Transcribe the data that follows precisely, omitting nothing.

---+---

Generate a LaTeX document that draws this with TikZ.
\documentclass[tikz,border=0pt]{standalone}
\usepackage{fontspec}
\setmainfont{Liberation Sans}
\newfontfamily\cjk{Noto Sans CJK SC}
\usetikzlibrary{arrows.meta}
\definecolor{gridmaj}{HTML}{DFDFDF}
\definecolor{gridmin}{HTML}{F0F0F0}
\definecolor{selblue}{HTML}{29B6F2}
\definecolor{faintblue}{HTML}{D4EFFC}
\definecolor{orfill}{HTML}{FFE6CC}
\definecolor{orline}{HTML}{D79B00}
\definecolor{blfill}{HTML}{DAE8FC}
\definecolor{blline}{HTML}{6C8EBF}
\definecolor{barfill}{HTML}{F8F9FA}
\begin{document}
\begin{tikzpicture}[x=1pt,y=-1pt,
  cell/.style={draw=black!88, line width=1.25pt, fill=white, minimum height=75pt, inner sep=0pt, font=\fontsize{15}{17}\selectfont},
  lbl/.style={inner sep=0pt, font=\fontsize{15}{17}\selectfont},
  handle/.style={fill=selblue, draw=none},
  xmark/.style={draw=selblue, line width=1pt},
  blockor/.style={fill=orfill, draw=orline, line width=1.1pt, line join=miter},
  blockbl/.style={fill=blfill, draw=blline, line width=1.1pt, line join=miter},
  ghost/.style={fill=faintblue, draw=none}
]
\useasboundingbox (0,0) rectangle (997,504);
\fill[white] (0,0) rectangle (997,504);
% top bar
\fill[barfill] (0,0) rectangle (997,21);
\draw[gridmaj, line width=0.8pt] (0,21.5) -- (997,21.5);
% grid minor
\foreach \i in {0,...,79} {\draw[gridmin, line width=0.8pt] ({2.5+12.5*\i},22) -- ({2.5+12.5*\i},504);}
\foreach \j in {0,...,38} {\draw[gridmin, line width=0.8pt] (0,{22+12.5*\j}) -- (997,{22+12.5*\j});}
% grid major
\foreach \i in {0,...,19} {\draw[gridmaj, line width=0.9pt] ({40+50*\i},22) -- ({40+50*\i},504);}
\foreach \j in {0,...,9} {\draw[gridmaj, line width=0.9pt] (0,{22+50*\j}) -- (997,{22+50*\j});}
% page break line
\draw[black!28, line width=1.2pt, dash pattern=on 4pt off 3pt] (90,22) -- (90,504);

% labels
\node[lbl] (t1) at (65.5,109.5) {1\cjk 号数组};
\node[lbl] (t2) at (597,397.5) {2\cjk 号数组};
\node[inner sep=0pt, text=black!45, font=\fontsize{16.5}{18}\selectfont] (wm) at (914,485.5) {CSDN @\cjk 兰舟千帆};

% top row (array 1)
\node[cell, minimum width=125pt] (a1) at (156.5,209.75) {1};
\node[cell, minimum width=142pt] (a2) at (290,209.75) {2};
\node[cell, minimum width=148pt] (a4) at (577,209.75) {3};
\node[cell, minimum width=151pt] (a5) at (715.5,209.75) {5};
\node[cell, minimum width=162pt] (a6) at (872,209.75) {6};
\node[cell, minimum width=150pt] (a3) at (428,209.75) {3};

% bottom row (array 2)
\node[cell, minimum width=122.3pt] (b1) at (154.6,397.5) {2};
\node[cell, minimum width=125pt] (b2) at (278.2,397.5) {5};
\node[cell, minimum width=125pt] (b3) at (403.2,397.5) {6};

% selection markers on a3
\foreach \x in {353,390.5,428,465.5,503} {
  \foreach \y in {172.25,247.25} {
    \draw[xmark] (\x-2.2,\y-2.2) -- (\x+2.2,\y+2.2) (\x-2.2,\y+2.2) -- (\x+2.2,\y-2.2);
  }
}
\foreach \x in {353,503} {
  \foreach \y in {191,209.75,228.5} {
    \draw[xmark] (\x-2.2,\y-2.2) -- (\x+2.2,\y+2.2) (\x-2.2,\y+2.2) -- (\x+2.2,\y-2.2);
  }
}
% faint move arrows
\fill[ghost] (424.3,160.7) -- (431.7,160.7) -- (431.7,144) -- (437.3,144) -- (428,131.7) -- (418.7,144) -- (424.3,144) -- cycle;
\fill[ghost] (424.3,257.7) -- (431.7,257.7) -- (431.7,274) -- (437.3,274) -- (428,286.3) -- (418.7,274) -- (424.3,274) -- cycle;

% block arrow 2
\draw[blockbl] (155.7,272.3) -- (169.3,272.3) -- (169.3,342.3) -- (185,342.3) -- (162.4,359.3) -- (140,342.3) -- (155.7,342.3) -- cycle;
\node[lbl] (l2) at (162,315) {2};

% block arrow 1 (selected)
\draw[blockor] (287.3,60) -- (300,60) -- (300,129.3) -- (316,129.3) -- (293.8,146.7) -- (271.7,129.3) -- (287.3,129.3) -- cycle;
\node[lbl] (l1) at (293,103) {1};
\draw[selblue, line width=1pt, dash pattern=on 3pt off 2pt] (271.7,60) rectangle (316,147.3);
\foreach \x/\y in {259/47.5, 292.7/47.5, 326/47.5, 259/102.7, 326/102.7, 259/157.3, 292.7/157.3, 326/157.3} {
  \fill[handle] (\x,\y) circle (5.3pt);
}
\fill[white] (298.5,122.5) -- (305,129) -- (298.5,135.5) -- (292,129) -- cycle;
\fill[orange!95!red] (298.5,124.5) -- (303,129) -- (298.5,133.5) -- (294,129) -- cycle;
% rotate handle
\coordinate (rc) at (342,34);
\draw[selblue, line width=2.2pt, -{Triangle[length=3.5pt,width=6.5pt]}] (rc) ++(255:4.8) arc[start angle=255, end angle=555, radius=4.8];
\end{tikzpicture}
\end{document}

---+---

[TASK RESULT]
Generate a LaTeX document that draws this with TikZ.
\documentclass[tikz,border=0pt]{standalone}
\usepackage{fontspec}
\setmainfont{Liberation Sans}
\newfontfamily\cjk{Noto Sans CJK SC}
\usetikzlibrary{arrows.meta}
\definecolor{gridmaj}{HTML}{DFDFDF}
\definecolor{gridmin}{HTML}{F0F0F0}
\definecolor{selblue}{HTML}{29B6F2}
\definecolor{faintblue}{HTML}{D4EFFC}
\definecolor{orfill}{HTML}{FFE6CC}
\definecolor{orline}{HTML}{D79B00}
\definecolor{blfill}{HTML}{DAE8FC}
\definecolor{blline}{HTML}{6C8EBF}
\definecolor{barfill}{HTML}{F8F9FA}
\begin{document}
\begin{tikzpicture}[x=1pt,y=-1pt,
  cell/.style={draw=black!88, line width=1.25pt, fill=white, minimum height=75pt, inner sep=0pt, font=\fontsize{15}{17}\selectfont},
  lbl/.style={inner sep=0pt, font=\fontsize{15}{17}\selectfont},
  handle/.style={fill=selblue, draw=none},
  xmark/.style={draw=selblue, line width=1pt},
  blockor/.style={fill=orfill, draw=orline, line width=1.1pt, line join=miter},
  blockbl/.style={fill=blfill, draw=blline, line width=1.1pt, line join=miter},
  ghost/.style={fill=faintblue, draw=none}
]
\useasboundingbox (0,0) rectangle (997,504);
\fill[white] (0,0) rectangle (997,504);
% top bar
\fill[barfill] (0,0) rectangle (997,21);
\draw[gridmaj, line width=0.8pt] (0,21.5) -- (997,21.5);
% grid minor
\foreach \i in {0,...,79} {\draw[gridmin, line width=0.8pt] ({2.5+12.5*\i},22) -- ({2.5+12.5*\i},504);}
\foreach \j in {0,...,38} {\draw[gridmin, line width=0.8pt] (0,{22+12.5*\j}) -- (997,{22+12.5*\j});}
% grid major
\foreach \i in {0,...,19} {\draw[gridmaj, line width=0.9pt] ({40+50*\i},22) -- ({40+50*\i},504);}
\foreach \j in {0,...,9} {\draw[gridmaj, line width=0.9pt] (0,{22+50*\j}) -- (997,{22+50*\j});}
% page break line
\draw[black!28, line width=1.2pt, dash pattern=on 4pt off 3pt] (90,22) -- (90,504);

% labels
\node[lbl] (t1) at (65.5,109.5) {1\cjk 号数组};
\node[lbl] (t2) at (597,397.5) {2\cjk 号数组};
\node[inner sep=0pt, text=black!45, font=\fontsize{16.5}{18}\selectfont] (wm) at (914,485.5) {CSDN @\cjk 兰舟千帆};

% top row (array 1)
\node[cell, minimum width=125pt] (a1) at (156.5,209.75) {1};
\node[cell, minimum width=142pt] (a2) at (290,209.75) {2};
\node[cell, minimum width=148pt] (a4) at (577,209.75) {3};
\node[cell, minimum width=151pt] (a5) at (715.5,209.75) {5};
\node[cell, minimum width=162pt] (a6) at (872,209.75) {6};
\node[cell, minimum width=150pt] (a3) at (428,209.75) {3};

% bottom row (array 2)
\node[cell, minimum width=122.3pt] (b1) at (154.6,397.5) {2};
\node[cell, minimum width=125pt] (b2) at (278.2,397.5) {5};
\node[cell, minimum width=125pt] (b3) at (403.2,397.5) {6};

% selection markers on a3
\foreach \x in {353,390.5,428,465.5,503} {
  \foreach \y in {172.25,247.25} {
    \draw[xmark] (\x-2.2,\y-2.2) -- (\x+2.2,\y+2.2) (\x-2.2,\y+2.2) -- (\x+2.2,\y-2.2);
  }
}
\foreach \x in {353,503} {
  \foreach \y in {191,209.75,228.5} {
    \draw[xmark] (\x-2.2,\y-2.2) -- (\x+2.2,\y+2.2) (\x-2.2,\y+2.2) -- (\x+2.2,\y-2.2);
  }
}
% faint move arrows
\fill[ghost] (424.3,160.7) -- (431.7,160.7) -- (431.7,144) -- (437.3,144) -- (428,131.7) -- (418.7,144) -- (424.3,144) -- cycle;
\fill[ghost] (424.3,257.7) -- (431.7,257.7) -- (431.7,274) -- (437.3,274) -- (428,286.3) -- (418.7,274) -- (424.3,274) -- cycle;

% block arrow 2
\draw[blockbl] (155.7,272.3) -- (169.3,272.3) -- (169.3,342.3) -- (185,342.3) -- (162.4,359.3) -- (140,342.3) -- (155.7,342.3) -- cycle;
\node[lbl] (l2) at (162,315) {2};

% block arrow 1 (selected)
\draw[blockor] (287.3,60) -- (300,60) -- (300,129.3) -- (316,129.3) -- (293.8,146.7) -- (271.7,129.3) -- (287.3,129.3) -- cycle;
\node[lbl] (l1) at (293,103) {1};
\draw[selblue, line width=1pt, dash pattern=on 3pt off 2pt] (271.7,60) rectangle (316,147.3);
\foreach \x/\y in {259/47.5, 292.7/47.5, 326/47.5, 259/102.7, 326/102.7, 259/157.3, 292.7/157.3, 326/157.3} {
  \fill[handle] (\x,\y) circle (5.3pt);
}
\fill[white] (298.5,122.5) -- (305,129) -- (298.5,135.5) -- (292,129) -- cycle;
\fill[orange!95!red] (298.5,124.5) -- (303,129) -- (298.5,133.5) -- (294,129) -- cycle;
% rotate handle
\coordinate (rc) at (342,34);
\draw[selblue, line width=2.2pt, -{Triangle[length=3.5pt,width=6.5pt]}] (rc) ++(255:4.8) arc[start angle=255, end angle=555, radius=4.8];
\end{tikzpicture}
\end{document}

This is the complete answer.